In 1946, Harman and Ising reunited and offered a deal to United Artists, which had previously distributed Disney cartoons, but the deal fell through, apparently in favor of UA releasing John Sutherland and Walter Lantz-produced cartoons. Around the same time, MGM sued Harman and Ising for selling prints of Happy Harmonies cartoons to third-party companies for home distribution, incorrectly believing that they owned the rights to those films. Harman also produced two demo reels in 1947 that blended animation with live-action footage. Around this time, most of the remaining animators working for the duo would migrate to John Sutherland Productions.

After Hugh produced The Littlest Angel with Coronet Films, a new Harman-Ising studio was created and went on making industrial and commercial films such as the 1951 film Good Wrinkles for Sunsweet prunes. Harman also freelanced to write the 1954 Woody Woodpecker cartoon Convict Concerto for his former colleague Walter Lantz.

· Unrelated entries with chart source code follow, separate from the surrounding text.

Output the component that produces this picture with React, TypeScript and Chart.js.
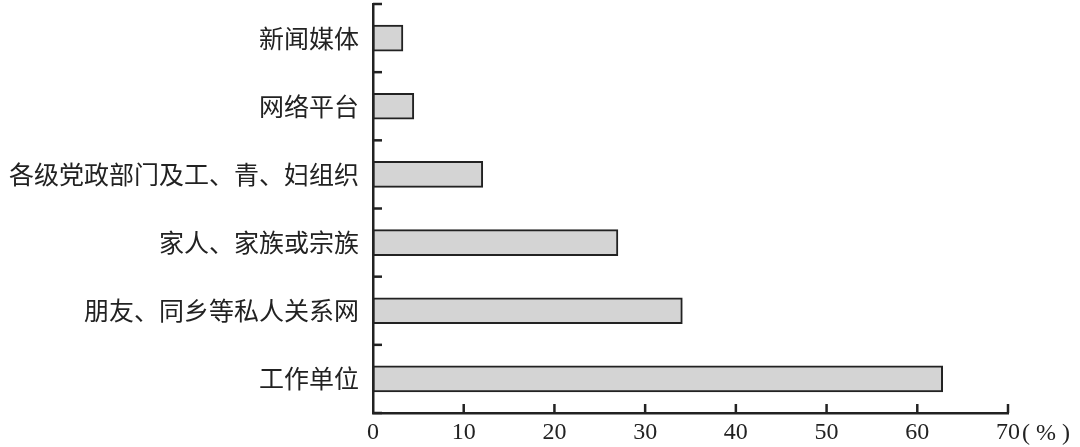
import React, { useEffect, useRef } from "react";
import { Chart, registerables } from "chart.js";

Chart.register(...registerables);

const categories = [
  "新闻媒体",
  "网络平台",
  "各级党政部门及工、青、妇组织",
  "家人、家族或宗族",
  "朋友、同乡等私人关系网",
  "工作单位",
];
const values = [3.3, 4.5, 12.1, 27.0, 34.1, 62.8];
const xTicks = [0, 10, 20, 30, 40, 50, 60, 70];
const unitLabel = "( % )";

const INK = "#222222";
const CJK = "'Noto Sans CJK SC', 'Noto Sans', sans-serif";
const SERIF = "'Liberation Serif', 'DejaVu Serif', serif";

const inwardTicks = {
  id: "inwardTicks",
  afterDraw(chart: any) {
    const { ctx } = chart;
    const x = chart.scales.x;
    const y = chart.scales.y;
    ctx.save();
    ctx.strokeStyle = INK;
    ctx.lineWidth = 2.5;
    for (let i = 0; i <= categories.length; i++) {
      const py = y.getPixelForValue(i - 0.5);
      ctx.beginPath();
      ctx.moveTo(x.left, py);
      ctx.lineTo(x.left + 9, py);
      ctx.stroke();
    }
    for (const v of xTicks) {
      if (v === 0) continue;
      const px = x.getPixelForValue(v);
      ctx.beginPath();
      ctx.moveTo(px, y.bottom);
      ctx.lineTo(px, y.bottom - 9);
      ctx.stroke();
    }
    const last = xTicks[xTicks.length - 1];
    ctx.font = `24px ${SERIF}`;
    const w = ctx.measureText(String(last)).width;
    const px = x.getPixelForValue(last) + w / 2 + 2;
    ctx.fillStyle = INK;
    ctx.textAlign = "left";
    ctx.textBaseline = "middle";
    ctx.fillText(unitLabel, px, x.top + 21);
    ctx.restore();
  },
};

export default function App() {
  const ref = useRef<HTMLCanvasElement>(null);
  useEffect(() => {
    document.body.style.margin = "0";
    const chart = new Chart(ref.current!, {
      type: "bar",
      data: {
        labels: categories,
        datasets: [
          {
            data: values,
            backgroundColor: "#d4d4d4",
            borderColor: INK,
            borderWidth: 2,
            borderSkipped: false,
            barThickness: 26,
          },
        ],
      },
      options: {
        indexAxis: "y",
        animation: false,
        responsive: false,
        layout: { padding: { top: 4, right: 72, left: 0, bottom: 0 } },
        plugins: { legend: { display: false }, tooltip: { enabled: false } },
        scales: {
          x: {
            min: 0,
            max: 70,
            afterBuildTicks: (s: any) => {
              s.ticks = xTicks.map((v) => ({ value: v }));
            },
            afterFit: (s: any) => {
              s.height = 34;
              s.paddingLeft = 0;
              s.paddingRight = 0;
            },
            grid: { display: false, drawTicks: false },
            border: { display: true, color: INK, width: 2.5 },
            ticks: {
              color: INK,
              padding: 5,
              font: { family: SERIF, size: 24 },
              maxRotation: 0,
              autoSkip: false,
            },
          },
          y: {
            afterFit: (s: any) => {
              s.width = 373;
              s.paddingTop = 0;
              s.paddingBottom = 0;
            },
            grid: { display: false, drawTicks: false },
            border: { display: true, color: INK, width: 2.5 },
            ticks: {
              color: INK,
              padding: 14,
              font: { family: CJK, size: 25 },
              autoSkip: false,
            },
          },
        },
      },
      plugins: [inwardTicks],
    });
    return () => chart.destroy();
  }, []);
  return (
    <div style={{ position: "absolute", left: 0, top: 0, width: 1080, height: 447 }}>
      <canvas ref={ref} width={1080} height={447} />
    </div>
  );
}
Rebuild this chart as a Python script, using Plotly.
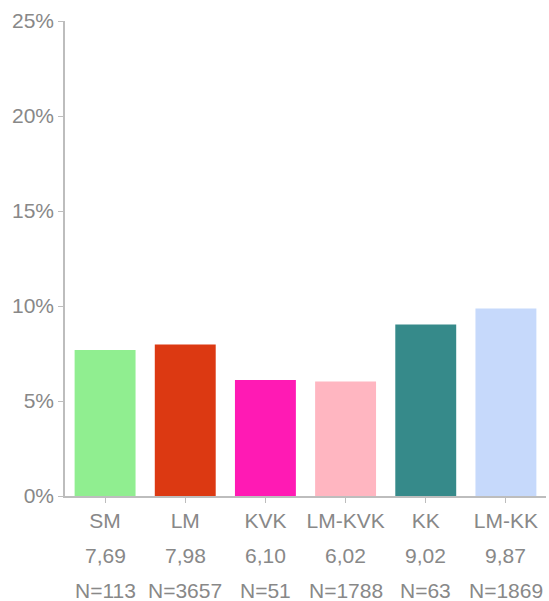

In 1960, Harman-Ising produced a pilot episode for a made for TV cartoon series titled The Adventures of Sir Gee Whiz on the Other Side of the Moon. The unsold pilot for the unproduced series was profiled on episode 6 of Cartoon Dump. Ising was the voice of Sir Gee Whiz. After Gee-Whiz, both Harman and Ising retired from their careers in animation.

=== Legacy ===
Harman and Ising contributed much to Walt Disney Productions' animation style before their departure; their cartoons were considered to be highly polished but nevertheless derivative works. Their commitment to quality and creative control led to a significant amount of conflicts with other animators and distributors; their inability to maintain a stable production deal led to their reputation as a minor presence in the industry before Metro-Goldwyn-Mayer's cartoon studio achieved great success.